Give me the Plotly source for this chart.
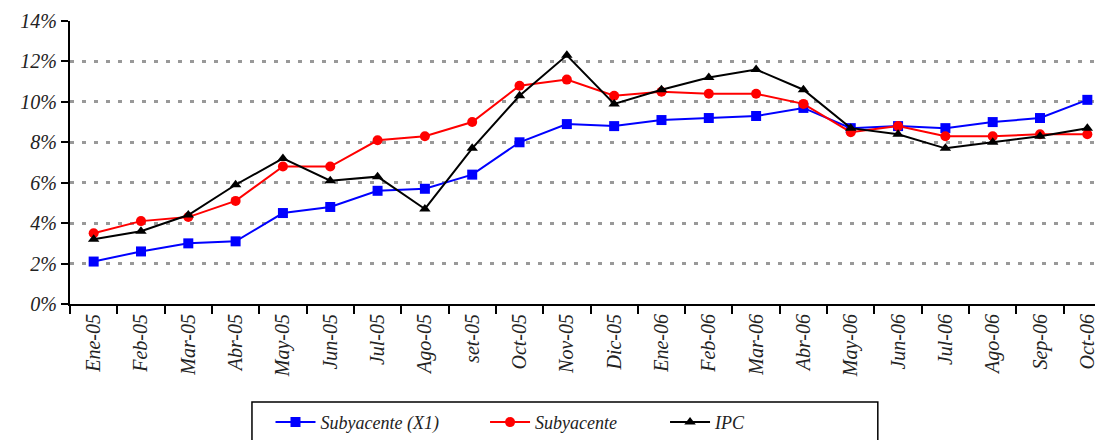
---
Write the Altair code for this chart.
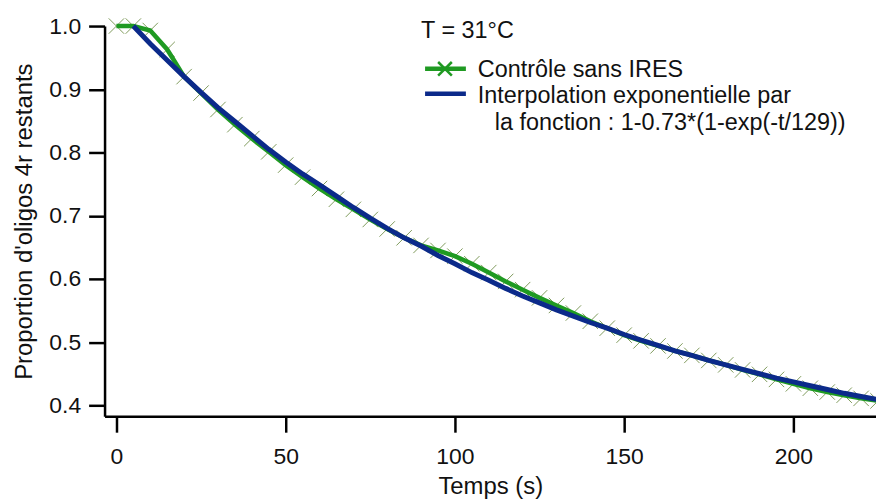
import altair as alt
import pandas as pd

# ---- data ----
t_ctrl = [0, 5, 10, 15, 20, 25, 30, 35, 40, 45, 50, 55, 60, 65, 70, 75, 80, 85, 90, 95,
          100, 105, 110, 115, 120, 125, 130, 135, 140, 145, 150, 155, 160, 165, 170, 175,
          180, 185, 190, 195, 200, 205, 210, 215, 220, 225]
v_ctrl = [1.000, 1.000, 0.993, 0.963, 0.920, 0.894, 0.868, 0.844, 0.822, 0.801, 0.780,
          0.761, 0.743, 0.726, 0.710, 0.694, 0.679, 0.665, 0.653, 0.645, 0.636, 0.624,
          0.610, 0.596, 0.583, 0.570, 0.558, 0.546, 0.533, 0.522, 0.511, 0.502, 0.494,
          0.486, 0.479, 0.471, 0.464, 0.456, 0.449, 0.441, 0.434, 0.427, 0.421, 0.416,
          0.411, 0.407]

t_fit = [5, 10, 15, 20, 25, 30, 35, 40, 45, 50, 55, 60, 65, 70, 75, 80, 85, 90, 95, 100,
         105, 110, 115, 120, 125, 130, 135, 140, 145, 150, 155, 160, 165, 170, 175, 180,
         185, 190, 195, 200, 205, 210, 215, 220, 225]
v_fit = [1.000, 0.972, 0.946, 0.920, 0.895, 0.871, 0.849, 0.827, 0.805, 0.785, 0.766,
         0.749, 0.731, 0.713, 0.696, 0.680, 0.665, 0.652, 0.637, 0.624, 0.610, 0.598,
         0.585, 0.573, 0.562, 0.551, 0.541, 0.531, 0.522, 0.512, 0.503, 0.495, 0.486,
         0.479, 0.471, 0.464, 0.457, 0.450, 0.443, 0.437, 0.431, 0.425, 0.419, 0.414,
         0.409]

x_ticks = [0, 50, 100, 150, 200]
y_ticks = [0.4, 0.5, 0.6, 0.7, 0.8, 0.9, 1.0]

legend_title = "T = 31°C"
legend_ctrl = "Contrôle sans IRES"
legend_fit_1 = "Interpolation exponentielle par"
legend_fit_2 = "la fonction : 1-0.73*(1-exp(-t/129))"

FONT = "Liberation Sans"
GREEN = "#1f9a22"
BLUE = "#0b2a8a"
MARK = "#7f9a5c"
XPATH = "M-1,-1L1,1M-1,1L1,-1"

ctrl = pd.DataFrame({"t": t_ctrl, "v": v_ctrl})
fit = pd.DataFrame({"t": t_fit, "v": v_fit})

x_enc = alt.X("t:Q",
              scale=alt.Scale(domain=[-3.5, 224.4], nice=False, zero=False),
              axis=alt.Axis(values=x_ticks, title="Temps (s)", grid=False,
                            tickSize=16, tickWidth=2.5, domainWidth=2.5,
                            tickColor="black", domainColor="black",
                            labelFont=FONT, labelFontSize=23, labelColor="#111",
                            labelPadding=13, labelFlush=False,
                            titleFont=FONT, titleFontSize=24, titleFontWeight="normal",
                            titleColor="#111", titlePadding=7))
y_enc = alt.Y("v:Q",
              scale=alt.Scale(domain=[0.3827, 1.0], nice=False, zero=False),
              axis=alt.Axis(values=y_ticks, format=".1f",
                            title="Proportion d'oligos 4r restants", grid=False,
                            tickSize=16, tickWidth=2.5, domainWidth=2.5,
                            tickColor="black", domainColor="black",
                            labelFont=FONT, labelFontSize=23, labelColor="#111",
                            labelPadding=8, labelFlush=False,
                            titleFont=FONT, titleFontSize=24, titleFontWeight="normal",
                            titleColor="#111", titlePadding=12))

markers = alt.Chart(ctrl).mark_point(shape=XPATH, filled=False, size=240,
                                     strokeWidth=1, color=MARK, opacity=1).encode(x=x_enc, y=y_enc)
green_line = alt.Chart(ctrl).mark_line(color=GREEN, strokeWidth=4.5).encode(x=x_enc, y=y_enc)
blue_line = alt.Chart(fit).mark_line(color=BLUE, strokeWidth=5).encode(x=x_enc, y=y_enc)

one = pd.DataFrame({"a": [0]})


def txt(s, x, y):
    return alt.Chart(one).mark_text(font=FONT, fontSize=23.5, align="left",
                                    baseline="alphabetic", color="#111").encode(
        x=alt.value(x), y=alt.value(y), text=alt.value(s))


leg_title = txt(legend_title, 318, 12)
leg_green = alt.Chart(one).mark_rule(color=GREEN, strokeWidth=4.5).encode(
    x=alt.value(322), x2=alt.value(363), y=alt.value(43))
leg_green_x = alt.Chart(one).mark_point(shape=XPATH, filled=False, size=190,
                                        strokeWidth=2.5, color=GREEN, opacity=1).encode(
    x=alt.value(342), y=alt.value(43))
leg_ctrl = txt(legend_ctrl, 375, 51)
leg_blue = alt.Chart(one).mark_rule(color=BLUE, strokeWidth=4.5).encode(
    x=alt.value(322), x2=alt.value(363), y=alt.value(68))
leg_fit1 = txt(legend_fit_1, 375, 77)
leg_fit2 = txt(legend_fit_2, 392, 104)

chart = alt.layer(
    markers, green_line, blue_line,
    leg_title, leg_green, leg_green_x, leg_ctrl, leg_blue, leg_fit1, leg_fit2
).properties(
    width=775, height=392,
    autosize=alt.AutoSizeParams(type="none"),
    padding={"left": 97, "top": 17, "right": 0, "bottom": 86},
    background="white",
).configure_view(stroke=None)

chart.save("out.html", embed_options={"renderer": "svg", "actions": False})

Objective: Taking the material above, give again exactly the lines from the one holding "Write the Altair code for this chart." through the one holding "0.411, 0.407]", with both ends and without pictures.

Output:
Write the Altair code for this chart.
import altair as alt
import pandas as pd

# ---- data ----
t_ctrl = [0, 5, 10, 15, 20, 25, 30, 35, 40, 45, 50, 55, 60, 65, 70, 75, 80, 85, 90, 95,
          100, 105, 110, 115, 120, 125, 130, 135, 140, 145, 150, 155, 160, 165, 170, 175,
          180, 185, 190, 195, 200, 205, 210, 215, 220, 225]
v_ctrl = [1.000, 1.000, 0.993, 0.963, 0.920, 0.894, 0.868, 0.844, 0.822, 0.801, 0.780,
          0.761, 0.743, 0.726, 0.710, 0.694, 0.679, 0.665, 0.653, 0.645, 0.636, 0.624,
          0.610, 0.596, 0.583, 0.570, 0.558, 0.546, 0.533, 0.522, 0.511, 0.502, 0.494,
          0.486, 0.479, 0.471, 0.464, 0.456, 0.449, 0.441, 0.434, 0.427, 0.421, 0.416,
          0.411, 0.407]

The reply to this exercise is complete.